I am almost a Master member here on JWD now. I feel so much more comfortable here than I did at first. I love visiting here several times a day and do not mind even the negative comments we get on here anymore. I would not leave this group for anything now but it has its consequences LOL.
The problem I am having is that for the past couple of weeks my dreams are now involving something JW related almost every night. I haven't dreamed about being a JW or anything about it in years and now I am back to JW stuff in my dreams. I just have to tell you about this very vivid dream I had last night.
I was out in The Service with 3 other JW women, I was the spiritually weak one (as usual) and I didn't have my heart in it, I didn't like going out in service and just did it to keep up appearances with my friends and parents. The women I was with were all gung ho to get out there and start knocking and presenting the Awake and Watchtower Mags. I felt a bit embarrassed that I hadn't even read one article in them so I didn't know what to say at the door.
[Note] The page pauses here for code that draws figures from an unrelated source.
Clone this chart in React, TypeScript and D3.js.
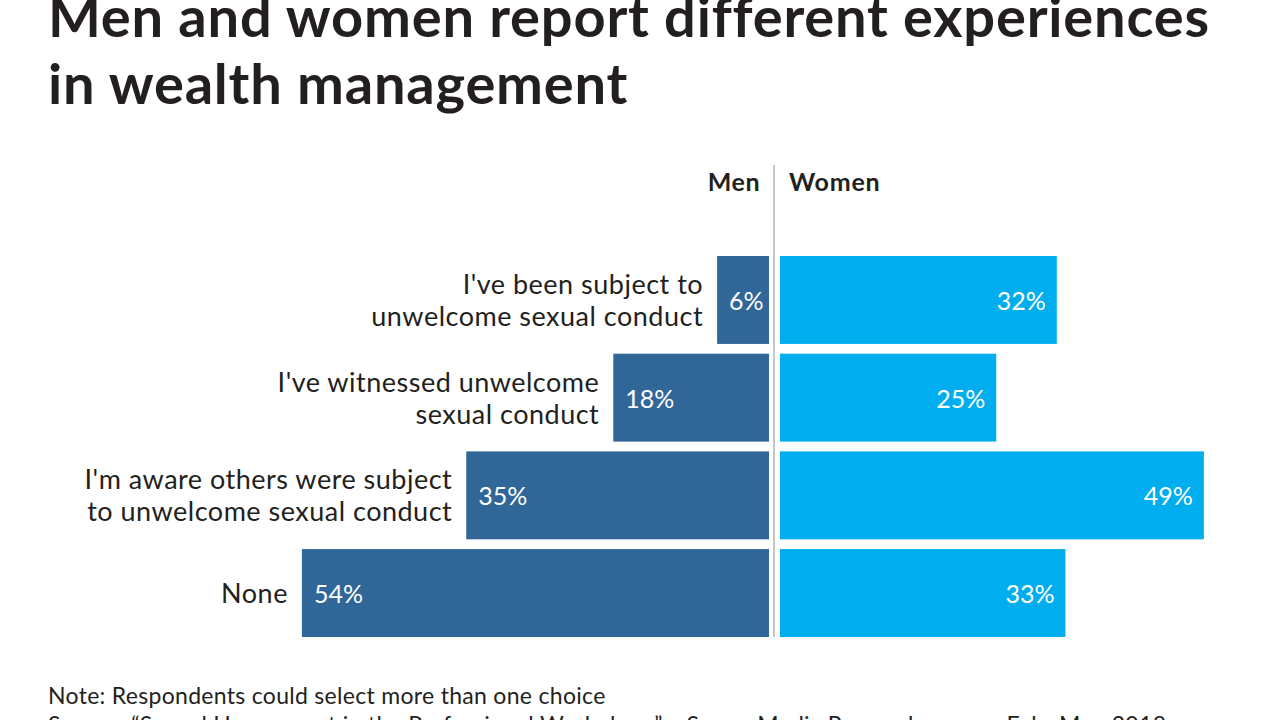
import React from 'react';
import * as d3 from 'd3';

const categories = [
  ["I've been subject to", 'unwelcome sexual conduct'],
  ["I've witnessed unwelcome", 'sexual conduct'],
  ["I'm aware others were subject", 'to unwelcome sexual conduct'],
  ['None'],
];
const menValues = [6, 18, 35, 54];
const womenValues = [32, 25, 49, 33];

const width = 1280;
const height = 720;
const centerX = 774;
const pxPerPct = 8.65;
const textColor = '#231f20';
const menColor = '#316699';
const womenColor = '#00adee';
const font = 'Lato, "Open Sans", sans-serif';

const App: React.FC = () => {
  const menX = d3.scaleLinear().domain([0, 100]).range([centerX - 5, centerX - 5 - 100 * pxPerPct]);
  const womenX = d3.scaleLinear().domain([0, 100]).range([centerX + 6, centerX + 6 + 100 * pxPerPct]);
  const y = d3.scaleBand<number>()
    .domain(d3.range(categories.length))
    .range([256, 637])
    .paddingInner(0.1)
    .paddingOuter(0);

  return (
    <svg width={width} height={height} viewBox={`0 0 ${width} ${height}`}
      style={{ position: 'absolute', left: 0, top: 0, background: '#fff' }}>
      <g fontFamily={font} fill={textColor}>
        <text x={48} y={37} fontSize={56} fontWeight={700} letterSpacing={0.8}>Men and women report different experiences</text>
        <text x={48} y={104} fontSize={56} fontWeight={700} letterSpacing={0.8}>in wealth management</text>

        <line x1={centerX} x2={centerX} y1={165} y2={637} stroke="#b3b3b3" strokeWidth={1.5} />
        <text x={centerX - 14} y={191} fontSize={25} fontWeight={700} textAnchor="end" letterSpacing={0.5}>Men</text>
        <text x={centerX + 15} y={191} fontSize={25} fontWeight={700} letterSpacing={0.8}>Women</text>

        {categories.map((lines, i) => {
          const y0 = y(i)!;
          const h = y.bandwidth();
          const cy = y0 + h / 2;
          const mx = menX(menValues[i]);
          const wx = womenX(womenValues[i]);
          return (
            <g key={i}>
              <rect x={mx} y={y0} width={menX(0) - mx} height={h} fill={menColor} />
              <rect x={womenX(0)} y={y0} width={wx - womenX(0)} height={h} fill={womenColor} />
              <text x={mx + 12} y={cy + 10} fontSize={25} fill="#fff">{menValues[i]}%</text>
              <text x={wx - 11} y={cy + 10} fontSize={25} fill="#fff" textAnchor="end">{womenValues[i]}%</text>
              {lines.map((l, j) => (
                <text key={j} x={mx - 14} y={cy + 10 + (j - (lines.length - 1) / 2) * 32}
                  fontSize={27} letterSpacing={0.5} textAnchor="end">{l}</text>
              ))}
            </g>
          );
        })}

        <text x={48} y={704} fontSize={23} letterSpacing={0.3}>Note: Respondents could select more than one choice</text>
        <text x={48} y={733} fontSize={23} letterSpacing={0.3}>Source: “Sexual Harassment in the Professional Workplace,” a SourceMedia Research survey, Feb.-Mar. 2018</text>
      </g>
    </svg>
  );
};

export default App;
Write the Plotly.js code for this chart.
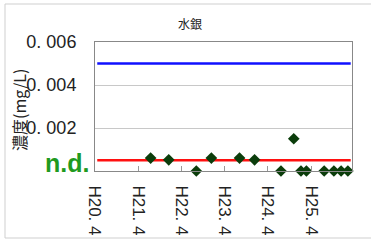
<!DOCTYPE html>
<html><head><meta charset="utf-8">
<script src="https://cdn.plot.ly/plotly-3.0.1.min.js"></script>
<style>body{margin:0;background:#fff}#c{width:371px;height:241px}</style>
</head><body><div id="c"></div>
<script>
const dates = ['2009-07-15','2009-12-15','2010-08-05','2010-12-10','2011-08-05','2011-12-10','2012-07-20','2012-11-05','2013-01-05','2013-02-20','2013-07-20','2013-10-10','2013-12-10','2014-02-05'];
const values = [0.0006,0.00052,0,0.0006,0.0006,0.00052,0,0.0015,0,0,0,0,0,0];
const standard = 0.005;
const ndLevel = 0.0005;
const lineX = ['2008-04-20','2014-03-01'];
const xTickVals = ['2008-04-01','2009-04-01','2010-04-01','2011-04-01','2012-04-01','2013-04-01'];
const xTickText = ['H20. 4','H21. 4','H22. 4','H23. 4','H24. 4','H25. 4'];
const yTickVals = [0,0.002,0.004,0.006];
const yTickText = ['','0. 002','0. 004','0. 006'];

const L=95,R=352,T=42,B=171,W=371,H=241;
const px=(x)=>(x-L)/(R-L), py=(y)=>(B-y)/(B-T);

const traces = [
 {x:lineX,y:[standard,standard],mode:'lines',line:{color:'#1010ff',width:2.5},hoverinfo:'skip'},
 {x:lineX,y:[ndLevel,ndLevel],mode:'lines',line:{color:'#ff1010',width:2.5},hoverinfo:'skip'},
 {x:dates,y:values,mode:'markers',marker:{symbol:'diamond',size:9,color:'#0b3d0b'},cliponaxis:false}
];
const layout = {
 width:W,height:H,margin:{l:L,r:W-R,t:T,b:H-B},
 paper_bgcolor:'#fff',plot_bgcolor:'#fff',showlegend:false,
 font:{family:'Liberation Sans, Arial, sans-serif',color:'#222'},
 title:{text:'水銀',font:{family:'Noto Sans CJK JP',size:12,color:'#222'},x:190/W,xanchor:'center',y:1-25/H,yanchor:'middle'},
 xaxis:{type:'date',range:['2008-04-01','2014-03-12'],tickvals:xTickVals,ticktext:xTickText,tickangle:90,
   tickfont:{size:17,color:'#222'},ticks:'inside',ticklen:5,tickcolor:'#999',showgrid:false,zeroline:false,
   showline:true,linecolor:'#888',linewidth:1,mirror:true,ticklabelstandoff:10},
 yaxis:{range:[0,0.006],tickvals:yTickVals,ticktext:yTickText,tickfont:{size:18,color:'#222'},
   ticks:'',showgrid:true,gridcolor:'#c8c8c8',gridwidth:1,zeroline:false,
   showline:true,linecolor:'#888',linewidth:1,mirror:true,ticklabelstandoff:14},
 annotations:[
  {text:'<b>n.d.</b>',xref:'paper',yref:'paper',x:px(91),y:py(163),xanchor:'right',yanchor:'middle',showarrow:false,
   font:{size:25,color:'#1f9a1f',family:'Liberation Sans, Arial, sans-serif'}},
  {text:'濃度(mg/L)',xref:'paper',yref:'paper',x:px(19),y:py(110),textangle:-90,xanchor:'center',yanchor:'middle',showarrow:false,
   font:{size:16,color:'#222',family:'Noto Sans CJK JP'}}
 ],
 shapes:[
  {type:'rect',xref:'paper',yref:'paper',x0:px(5),x1:px(400),y0:py(4),y1:py(238),line:{color:'#cfcfcf',width:1}}
 ]
};
Plotly.newPlot('c',traces,layout,{staticPlot:true});
</script></body></html>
They said I had to take the first door but I was so relieved when they said I should go to the door by myself. I guess they thought this was some kind of punishment or test because they would be watching me from the street to see how I did. I thought I will wing it and no one will be the wiser. A little girl comes to the door and I very nicely asked her if her Daddy or Mommy was home and commented on how pretty she looked today. Her Dad came to the door, a gruff looking bearded man, looked a bit like a professer. I felt intimidated by his worldy know it all way about him. What do you want he says. Well I present the Awake magazine and feel embarrassed about it because I know its such a stupid magazine I say well I am here to offer you these Magazines, they have timely articles about things going on in the world today. I am hoping he is not going to ask me about any specific content. Lucky me, He says ok here is 10 cents like he just wants to get rid of me, I give him the magazines and then he says, Wait. I can't afford to give you 10 cents for these give the money back to me, I am not sure if I will like them so here take this instead. He tears off a half a piece of bread that is on the counter and hands that to me. I just want to place the magazines so the women I am with will think I am with it in the religion so I say OK. But then my mind does a about turn (in the dream) and I say well if you want to just give me bread then you really need to read this, I quickly slip a tract into the first page of the Awake magazine. Please take the time to read it, its really why I am here but don't tell anyone that is JW about this information tract. The tract was 10 reasons why JWs are a dangerous Cult.
I leave and go back to the women feeling all happy that I had put one over on these smug self righteous women. They were surprised I had no problem placing the literature even though they knew I wasn't really spiritually strong in the religion. My dream ended there with me feeling so good because I could secretly Use the Field Service to incriminate the JW religion.
I woke up thinking, wouldn't that be great if some of the ones that are still in but don't believe the religion anymore could slip in apostate stuff into the literature. LOL
I know crazy dream but it was so real. Anyone else have JW related dreams lately because of filling your mind with JWD discussions.